The way I understand this to work, is that with Evaluative flash metering, the Canon camera takes the ambient light into account when calculating the flash exposure. With Average flash metering, the flash metering would appear to be de-coupled from the ambient metering, and the camera is less biased by the available light.  (I’m quite willing to be corrected on this.)

So which E-TTL flash exposure mode to use? Average or Evaluative?
In the end, I work in a fairly simplistic way …


With Canon I mostly keep it to Evaluative TTL flash metering. I then adjust my flash exposure compensation to taste. I do this by pre-judging the tonality of my subject and scene, and making an educated guess as to how much FEC would be needed. Then I fine-tune this by looking at the image on the camera’s preview.

This does strongly imply that you have to ride the FEC as you check your results while you shoot. Shoot, check and adjust.

Ultimately you HAVE to get used to how your camera and flash responds, by getting familiar with your equipment and shooting a lot. This to me is the key point here .. being able to roughly predict how my camera will react, and what the flash exposure would be like as a result, and dialing in a certain amount of FEC before even taking the shot.  It comes with experience and shooting a lot.

The general approach:
Keep to Average TTL flash metering mode if the flash is a dominant light source.
Change to Evaluative flash metering when the flash needs to act as fill-flash or when the flash is in relation to the ambient light .

This is the approach as generally advised on various websites and forums, and is how I used to do it with the Canon 5D / 1D mk II / 1D mk II N / 1D mk III

I would be change between the two modes, picking Average TTL Metering when the flash was a dominant source of light … and Evaluative TTL Metering when I wanted fill-flash, or needed the flash exposure in relation to the ambient exposure. With the Nikon D3, I would just use TTL BL mode and adjust from there. Since TTL flash metering is dependent on the tonality of your subject / scene (and all the other factors), you will have to ride your FEC anyway.

I mostly kept my Canon D-SLRs set to Evaluative flash metering, just riding my FEC higher to make up for the difference between how the camera.

My take on it is that I am better of using one of the modes the majority of the time, and get a feel for how my camera and flash would react. Rather that, than jumping between the modes, and hoping the camera and flash will sort it out, without much input from me as the photographer.

Once again, this means that there has to be some familiarity in how a specific camera and speedlight works together. This, for example, is how I noticed that I needed to adjust the FEC on my D3 bodies differently than I was used to on the D2x and D2H … which was close to what I was used to on the Canon D-SLRs I have used.

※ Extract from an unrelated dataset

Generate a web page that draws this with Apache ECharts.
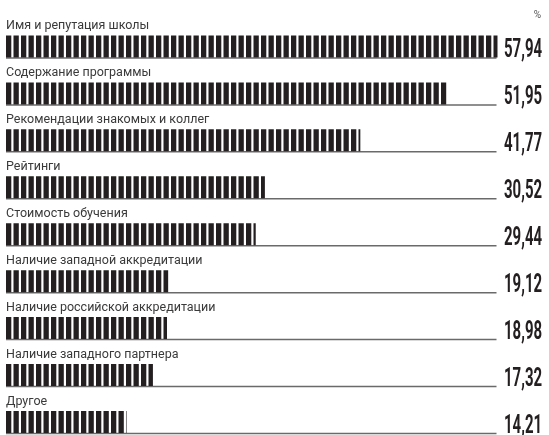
<!DOCTYPE html>
<html>
<head>
<meta charset="utf-8">
<script src="https://cdn.jsdelivr.net/npm/echarts@6/dist/echarts.min.js"></script>
<style>
  html, body { margin: 0; padding: 0; background: #fff; overflow: hidden; }
  #chart { width: 549px; height: 446px; }
</style>
</head>
<body>
<div id="chart"></div>
<script>
// Факторы выбора бизнес-школы, % ответивших
const categories = [
  'Имя и репутация школы',
  'Содержание программы',
  'Рекомендации знакомых и коллег',
  'Рейтинги',
  'Стоимость обучения',
  'Наличие западной аккредитации',
  'Наличие российской аккредитации',
  'Наличие западного партнера',
  'Другое'
];
const shares = [57.94, 51.95, 41.77, 30.52, 29.44, 19.12, 18.98, 17.32, 14.21];
const unitLabel = '%';
const axisMax = 58;

const BAR_W = 22;
const INK = '#231f20';

// vertical stripe fill for the bars
function stripePattern() {
  const c = document.createElement('canvas');
  c.width = 15; c.height = 4;
  const g = c.getContext('2d');
  g.fillStyle = INK;
  g.fillRect(6, 0, 5.3, 4);
  g.fillRect(13.5, 0, 1.5, 4);
  g.fillRect(0, 0, 3.8, 4);
  return c;
}

const fmt = v => v.toFixed(2).replace('.', ',');
const rows = shares.map((v, i) => [v, i]);

const chart = echarts.init(document.getElementById('chart'), null, { renderer: 'canvas' });
chart.setOption({
  animation: false,
  backgroundColor: '#fff',
  title: {
    text: unitLabel,
    right: 3, top: 5,
    textStyle: { fontFamily: 'Roboto', fontSize: 10, fontWeight: 'normal', color: '#555' }
  },
  grid: { left: 6, top: 23, right: 51, bottom: 0.6 },
  xAxis: { type: 'value', min: 0, max: axisMax, show: false },
  yAxis: { type: 'category', data: categories, inverse: true, show: false },
  series: [
    {
      // thin rule under each bar
      type: 'custom',
      data: rows,
      encode: { x: 0, y: 1 },
      z: 1,
      silent: true,
      renderItem: (params, api) => {
        const idx = api.value(1);
        const a = api.coord([0, idx]);
        const b = api.coord([axisMax, idx]);
        const y = a[1] + BAR_W / 2 + 0.5;
        return {
          type: 'line',
          shape: { x1: a[0], y1: y, x2: b[0] - 1.5, y2: y },
          style: { stroke: '#6a6a6a', lineWidth: 1.5 }
        };
      }
    },
    {
      type: 'bar',
      data: shares,
      barWidth: BAR_W,
      z: 2,
      itemStyle: { color: { image: stripePattern(), repeat: 'repeat' } },
      label: {
        show: true,
        formatter: '{b}',
        position: [0, -3],
        align: 'left',
        verticalAlign: 'bottom',
        fontFamily: 'Roboto',
        fontSize: 12.5,
        color: '#3a3a3a'
      }
    },
    {
      // value numbers at the right edge
      type: 'custom',
      data: rows,
      encode: { x: 0, y: 1 },
      z: 3,
      silent: true,
      renderItem: (params, api) => {
        const idx = api.value(1);
        const p = api.coord([axisMax, idx]);
        return {
          type: 'text',
          x: p[0] + 6,
          y: p[1] + BAR_W / 2 - 6.5,
          scaleX: 0.6,
          style: {
            text: fmt(api.value(0)),
            x: 0, y: 0,
            align: 'left',
            verticalAlign: 'middle',
            font: 'bold 25px Roboto',
            fill: INK
          }
        };
      }
    }
  ]
});
</script>
</body>
</html>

As an example – One instance where I know I would need to dial in a lot more flash exposure compensation, is with a back-lit subject.  The Canon flash system seems to be easily influenced by strong back-lighting, especially in Evaluative TTL metering mode.  So I would instantly dial in at least 1 EV more on my FEC in that case, as a start.

So whichever TTL flash exposure mode you use, for the same situation, you’d just set your FEC to different values … and still get correct exposure in an iterative way by:
- pre-judging the amount of FEC you might need,
- taking the image, and then looking at your camera’s preview,
- and making a visual judgment of how much more or less FEC you would need.

We need to accept a certain flexibility in our technique … as opposed to expecting that by meticulously analyzing how our camera and speedlight work in test situations, that we could get every image perfectly exposed from the very first frame. I believe this one of those areas where there is a danger of over-thinking it and expecting real world situations to fall withing specifically anticipated behavior … when it is much simpler and better, to simply adjust your FEC as you need, on an on-going basis while you shoot.